Since All-Star break the Thunder’s record is 6-11, bottom five in the league. The only teams behind Oklahoma City are the ones who are tanking. Let’s face it: the Thunder are a mess right now, and it’s ok to be worried if you are a fan or care about the team.
Who has the most responsibility?
Well, before diving into it, let’s check some numbers since the break.
In the last seventeen games, the Thunder rank last in field goal percentage at 42.3, 25th in three points at 33.2%, and 28th from the free throw line at 70.3%.
These three numbers are already telling us a lot. The team isn’t making enough shots: not from around the basket, not from distance, and let alone from the free throw line, where they struggled all season long.
Before the break, the team wasn’t excelling in the shooting, but at least they were average (15th in field goal percentage at 46.2, and 13th in three points shooting at 35.2%), while playing solid defense. Now, all the good things which Oklahoma City showed to us seem gone. There have been some sparkles here and there, like the win in Toronto, the first half in Indiana, the two wins against Utah or the one against the Blazers, but for the most part, it has been painful to watch. The Thunder lost their identity right when they should play the best basketball heading into the playoffs.
So back to the main question, who has the most responsibility?
- Billy Donovan
Well, when things go bad, the first one to be blamed (and fired) is usually the coach. How much is Donovan’s fault tough for this post-break collapse? I don’t think it is as much as some people believe. He had a plan on how this team should play, they did it for more than half of the regular season, and they succeeded, especially on defense. He put blame on himself after the loss in Memphis last night. He said he didn’t motivate the players enough. However, I think there is this much a coach can do to motivate grown-up millionaires. Donovan changed and experimented some rotations, but still, nothing revolutionary, and actually, it paid off. At the end of the day, he can’t make the FT for the players, he can’t make open shots, and certainly, he can’t take all the technical fouls because some players aren’t able to control their emotions. Could he do a better job? Sure, but should he take all the blame? No.
Responsibility level: 20%
There have been injuries here and there during this Thunder’s regular season, but every team goes through it. Right now Paul George seems not to be 100% because of his shoulders, and Adams indeed doesn’t look right, but there is no official word on him. Plus we have to remember, the Thunder are still without one of the best perimeter defenders in Andre Roberson, and Alex Abrines who should have been PG’s backup instead of Nader.
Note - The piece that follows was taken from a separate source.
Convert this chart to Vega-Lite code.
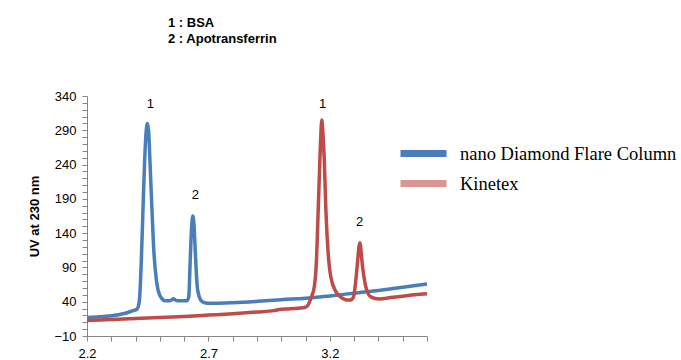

So injuries are definitely affecting the team, but not that bad to justify the level of basketball played by OKC in the last month.
Responsibility level: 25%
Here is where the main problem lays in my opinion, and I think it always starts with the leaders. Russell Westbrook and Paul George are great basketball players, future Hall of Famer, but they aren’t playing as they are capable of right now. Westbrook and PG should get the team always ready to come out and compete, each and every night, especially in a deep playoff race where each wins matter. Yes, you heard that before. Westbrook says that sentence a lot, but does he always? The problem is the missing sense of urgency from everyone apparently. Everything seems to be ok, they aren’t worried, they know what they are capable of, no need to panic. So why aren’t they playing like they are capable of consistently? Why don’t you come out and destroy a G-League team and secure a good win that could help to get a better seeding in the playoffs? Why aren’t you building good habits on the court a month before the playoffs? It’s hard to play on a high level every game for eighty-two games nobody is denying that, but the Thunder are better than this, and either the players start to figure things out, or they will be on holiday again by the end of April.